Americans often sigh wistfully when they hear the tales of the crazy long Swedish parental leave, the vacations, the subsidized day care, but then they stop themselves.
“Oh, but the taxes, they must be insane.”
“In a way, yes.” I usually answer. “But mostly, it's not too bad.”
And it's the truth. Recently the Moderates (the party in charge at the moment) decided they would increase the Job Tax Deduction once again.
Now if you aren't in Sweden you might be wondering what the hell that is. It is a decrease in the amount of taxes you pay on income that you earned through working. If your income is from the state, in the form of parental leave, sick leave, pension, welfare or anything else under the sun, you pay a higher tax rate than workers.

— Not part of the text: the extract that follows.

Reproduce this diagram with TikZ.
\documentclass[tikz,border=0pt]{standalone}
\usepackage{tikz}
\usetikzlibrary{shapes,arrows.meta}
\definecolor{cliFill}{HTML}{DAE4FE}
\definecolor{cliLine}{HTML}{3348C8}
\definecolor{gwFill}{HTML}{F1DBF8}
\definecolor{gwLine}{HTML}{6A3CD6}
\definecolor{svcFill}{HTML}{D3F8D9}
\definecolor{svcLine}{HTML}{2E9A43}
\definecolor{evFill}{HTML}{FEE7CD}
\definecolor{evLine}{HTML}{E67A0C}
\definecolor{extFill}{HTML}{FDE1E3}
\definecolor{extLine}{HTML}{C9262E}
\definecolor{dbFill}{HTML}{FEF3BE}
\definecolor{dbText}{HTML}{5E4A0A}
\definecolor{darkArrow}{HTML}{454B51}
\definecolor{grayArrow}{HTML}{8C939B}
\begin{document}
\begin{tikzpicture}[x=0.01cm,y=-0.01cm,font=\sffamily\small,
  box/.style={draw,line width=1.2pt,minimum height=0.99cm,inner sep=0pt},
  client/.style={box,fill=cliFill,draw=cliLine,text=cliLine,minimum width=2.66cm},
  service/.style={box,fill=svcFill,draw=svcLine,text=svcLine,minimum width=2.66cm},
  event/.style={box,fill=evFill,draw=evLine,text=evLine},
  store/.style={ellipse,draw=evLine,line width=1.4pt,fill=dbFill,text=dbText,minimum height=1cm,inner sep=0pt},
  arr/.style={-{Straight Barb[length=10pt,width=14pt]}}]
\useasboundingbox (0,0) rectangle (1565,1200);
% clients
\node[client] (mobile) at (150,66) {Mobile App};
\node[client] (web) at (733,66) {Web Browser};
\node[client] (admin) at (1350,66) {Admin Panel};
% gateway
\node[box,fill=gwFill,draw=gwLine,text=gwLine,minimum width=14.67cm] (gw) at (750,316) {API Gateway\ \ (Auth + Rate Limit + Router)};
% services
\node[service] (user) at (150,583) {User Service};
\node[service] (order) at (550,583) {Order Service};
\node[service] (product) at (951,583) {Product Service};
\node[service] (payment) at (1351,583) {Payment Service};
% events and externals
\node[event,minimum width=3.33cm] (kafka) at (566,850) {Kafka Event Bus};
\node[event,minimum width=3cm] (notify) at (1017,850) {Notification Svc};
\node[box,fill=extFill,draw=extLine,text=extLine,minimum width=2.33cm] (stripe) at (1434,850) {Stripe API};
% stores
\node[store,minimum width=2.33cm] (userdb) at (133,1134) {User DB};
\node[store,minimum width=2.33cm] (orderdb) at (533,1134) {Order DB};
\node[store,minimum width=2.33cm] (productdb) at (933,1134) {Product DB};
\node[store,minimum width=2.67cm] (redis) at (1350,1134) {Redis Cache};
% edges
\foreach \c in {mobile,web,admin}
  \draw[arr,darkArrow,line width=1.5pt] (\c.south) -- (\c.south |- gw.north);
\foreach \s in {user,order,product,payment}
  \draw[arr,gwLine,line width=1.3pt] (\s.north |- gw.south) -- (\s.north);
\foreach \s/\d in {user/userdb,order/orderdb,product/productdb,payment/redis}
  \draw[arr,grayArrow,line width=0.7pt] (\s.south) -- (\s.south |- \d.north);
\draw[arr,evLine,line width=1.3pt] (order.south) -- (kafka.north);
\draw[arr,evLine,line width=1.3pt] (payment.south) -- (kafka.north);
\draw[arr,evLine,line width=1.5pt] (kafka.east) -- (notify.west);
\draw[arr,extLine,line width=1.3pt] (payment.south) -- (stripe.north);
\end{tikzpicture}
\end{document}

(The American in me still wonders why any of this state money is taxed at all, and why you just don't get a lesser amount without going through the game of paying taxes – but that's just old-me talking here – to be honest I have no idea if they deduct taxes from Social Security or welfare in the States)
A few details about Swedish taxes:
-There is no filing jointly, everyone files independently
-If you fall in the lower income bracket, you only pay local taxes. This is often between 28-32%
-If you earn in the higher income bracket (this year the limit is 383 000 SEK), you pay an additional 20% state tax on anything earned above that. (There is one more income level, over 548 000, you pay 25% state tax on everything above that amount.)

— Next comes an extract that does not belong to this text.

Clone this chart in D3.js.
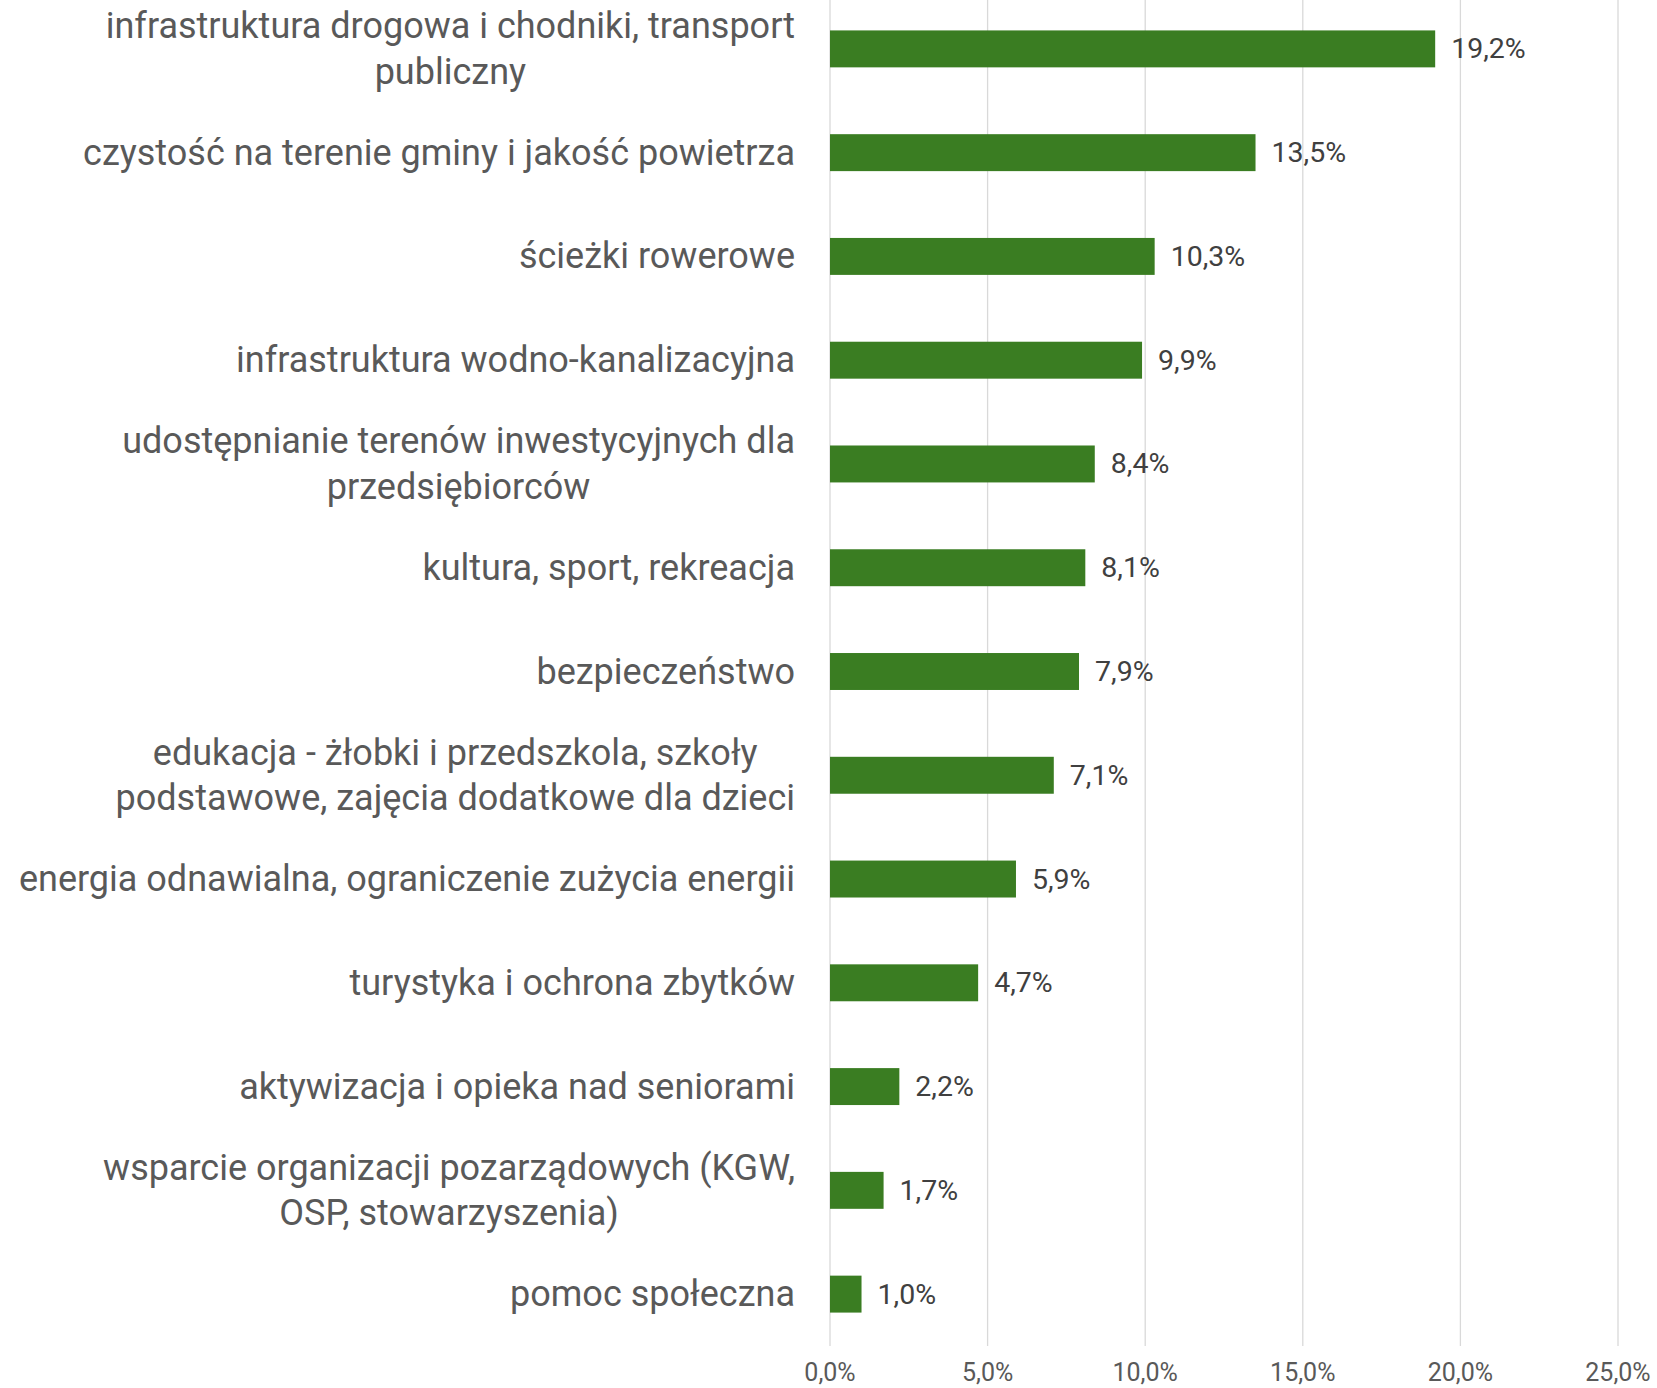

-There is a VAT of 25% on most store bought items (excluded are things like food, books, newspapers – which have a lower VAT)

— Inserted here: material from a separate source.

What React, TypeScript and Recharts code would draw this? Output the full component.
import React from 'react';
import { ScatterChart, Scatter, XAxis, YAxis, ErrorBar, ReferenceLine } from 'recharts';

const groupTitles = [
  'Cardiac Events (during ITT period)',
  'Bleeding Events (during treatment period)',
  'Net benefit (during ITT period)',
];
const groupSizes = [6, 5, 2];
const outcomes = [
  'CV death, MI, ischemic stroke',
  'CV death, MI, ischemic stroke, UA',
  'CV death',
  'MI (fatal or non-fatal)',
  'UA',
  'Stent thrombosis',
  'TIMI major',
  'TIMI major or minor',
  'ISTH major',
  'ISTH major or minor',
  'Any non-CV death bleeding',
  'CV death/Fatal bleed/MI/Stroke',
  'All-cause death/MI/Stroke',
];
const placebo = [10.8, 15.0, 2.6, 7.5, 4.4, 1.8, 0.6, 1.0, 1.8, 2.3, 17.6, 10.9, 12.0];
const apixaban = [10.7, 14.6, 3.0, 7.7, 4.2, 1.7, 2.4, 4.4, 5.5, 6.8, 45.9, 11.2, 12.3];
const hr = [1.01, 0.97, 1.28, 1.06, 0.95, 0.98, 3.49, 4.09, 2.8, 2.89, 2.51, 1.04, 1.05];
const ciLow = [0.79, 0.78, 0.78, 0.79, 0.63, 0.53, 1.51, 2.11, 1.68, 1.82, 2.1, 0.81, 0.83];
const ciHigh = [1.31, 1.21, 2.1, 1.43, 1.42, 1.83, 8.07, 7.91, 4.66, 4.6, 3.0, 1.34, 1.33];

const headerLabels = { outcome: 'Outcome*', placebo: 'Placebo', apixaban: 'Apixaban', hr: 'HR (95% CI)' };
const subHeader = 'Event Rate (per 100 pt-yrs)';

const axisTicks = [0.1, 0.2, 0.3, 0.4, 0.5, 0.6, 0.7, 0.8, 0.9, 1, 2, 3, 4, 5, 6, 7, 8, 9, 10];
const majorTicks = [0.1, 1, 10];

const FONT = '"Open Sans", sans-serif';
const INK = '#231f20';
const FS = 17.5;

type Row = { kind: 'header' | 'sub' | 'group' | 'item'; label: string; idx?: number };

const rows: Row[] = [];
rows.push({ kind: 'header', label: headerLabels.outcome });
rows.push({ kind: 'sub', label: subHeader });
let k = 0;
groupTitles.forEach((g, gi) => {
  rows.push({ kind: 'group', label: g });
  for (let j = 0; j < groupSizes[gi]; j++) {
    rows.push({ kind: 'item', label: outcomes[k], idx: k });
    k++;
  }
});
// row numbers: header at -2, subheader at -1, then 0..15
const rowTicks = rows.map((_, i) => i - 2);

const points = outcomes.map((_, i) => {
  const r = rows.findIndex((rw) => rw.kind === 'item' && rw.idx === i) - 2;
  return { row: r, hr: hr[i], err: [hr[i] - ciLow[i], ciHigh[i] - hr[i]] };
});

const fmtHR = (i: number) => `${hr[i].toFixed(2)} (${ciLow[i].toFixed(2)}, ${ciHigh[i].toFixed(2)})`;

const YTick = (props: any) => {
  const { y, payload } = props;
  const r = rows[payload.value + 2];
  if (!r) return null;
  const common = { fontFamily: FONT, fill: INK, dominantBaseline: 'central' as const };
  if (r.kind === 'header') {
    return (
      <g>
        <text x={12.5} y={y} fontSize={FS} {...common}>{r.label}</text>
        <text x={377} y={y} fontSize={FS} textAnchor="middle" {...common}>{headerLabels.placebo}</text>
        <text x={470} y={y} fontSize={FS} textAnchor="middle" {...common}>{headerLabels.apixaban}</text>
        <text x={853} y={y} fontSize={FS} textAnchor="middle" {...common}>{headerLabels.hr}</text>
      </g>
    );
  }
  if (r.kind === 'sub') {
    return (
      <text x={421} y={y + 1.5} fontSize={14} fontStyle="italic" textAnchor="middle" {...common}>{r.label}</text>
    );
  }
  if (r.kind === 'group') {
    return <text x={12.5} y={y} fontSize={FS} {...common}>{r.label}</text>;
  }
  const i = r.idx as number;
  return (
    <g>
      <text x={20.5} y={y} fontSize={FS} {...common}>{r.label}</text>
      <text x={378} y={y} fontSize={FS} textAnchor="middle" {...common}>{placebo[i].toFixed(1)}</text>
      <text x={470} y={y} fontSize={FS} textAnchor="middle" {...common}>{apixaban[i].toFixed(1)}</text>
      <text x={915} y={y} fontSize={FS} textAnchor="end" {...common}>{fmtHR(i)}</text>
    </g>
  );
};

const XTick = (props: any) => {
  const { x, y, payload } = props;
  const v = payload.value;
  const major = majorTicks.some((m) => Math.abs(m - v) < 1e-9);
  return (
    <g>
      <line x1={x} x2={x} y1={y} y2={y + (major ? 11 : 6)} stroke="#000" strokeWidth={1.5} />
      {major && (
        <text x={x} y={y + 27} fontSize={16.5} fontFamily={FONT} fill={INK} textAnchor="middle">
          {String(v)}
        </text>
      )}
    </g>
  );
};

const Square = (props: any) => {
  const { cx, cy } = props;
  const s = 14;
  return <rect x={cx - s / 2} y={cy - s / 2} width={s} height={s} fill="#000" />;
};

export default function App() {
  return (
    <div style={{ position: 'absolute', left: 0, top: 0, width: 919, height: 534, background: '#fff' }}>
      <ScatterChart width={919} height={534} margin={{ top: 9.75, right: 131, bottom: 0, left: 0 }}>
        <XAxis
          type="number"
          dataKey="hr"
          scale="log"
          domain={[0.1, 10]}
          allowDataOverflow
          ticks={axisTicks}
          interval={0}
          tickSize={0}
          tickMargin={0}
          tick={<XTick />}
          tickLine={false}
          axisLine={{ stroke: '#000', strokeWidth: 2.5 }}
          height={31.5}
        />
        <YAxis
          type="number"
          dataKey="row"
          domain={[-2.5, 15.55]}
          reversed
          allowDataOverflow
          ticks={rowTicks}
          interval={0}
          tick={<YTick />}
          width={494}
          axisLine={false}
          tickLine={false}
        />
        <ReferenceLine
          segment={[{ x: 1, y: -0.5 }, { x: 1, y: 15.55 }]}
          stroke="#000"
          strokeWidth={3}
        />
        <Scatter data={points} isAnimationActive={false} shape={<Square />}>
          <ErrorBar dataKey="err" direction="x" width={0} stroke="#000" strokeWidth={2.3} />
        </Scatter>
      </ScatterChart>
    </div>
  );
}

-Your employer pays payroll tax which is above and beyond your taxes which is a little over 31%
The truth is, as a woman in my early 30's I feel like I have gotten back a hell of a lot more than I have put into the system. And to me, that is worth paying a little extra for. I see my tax money as an investment in myself, my children, and the place where I live. This is a huge contrast to how I viewed paying taxes in the US.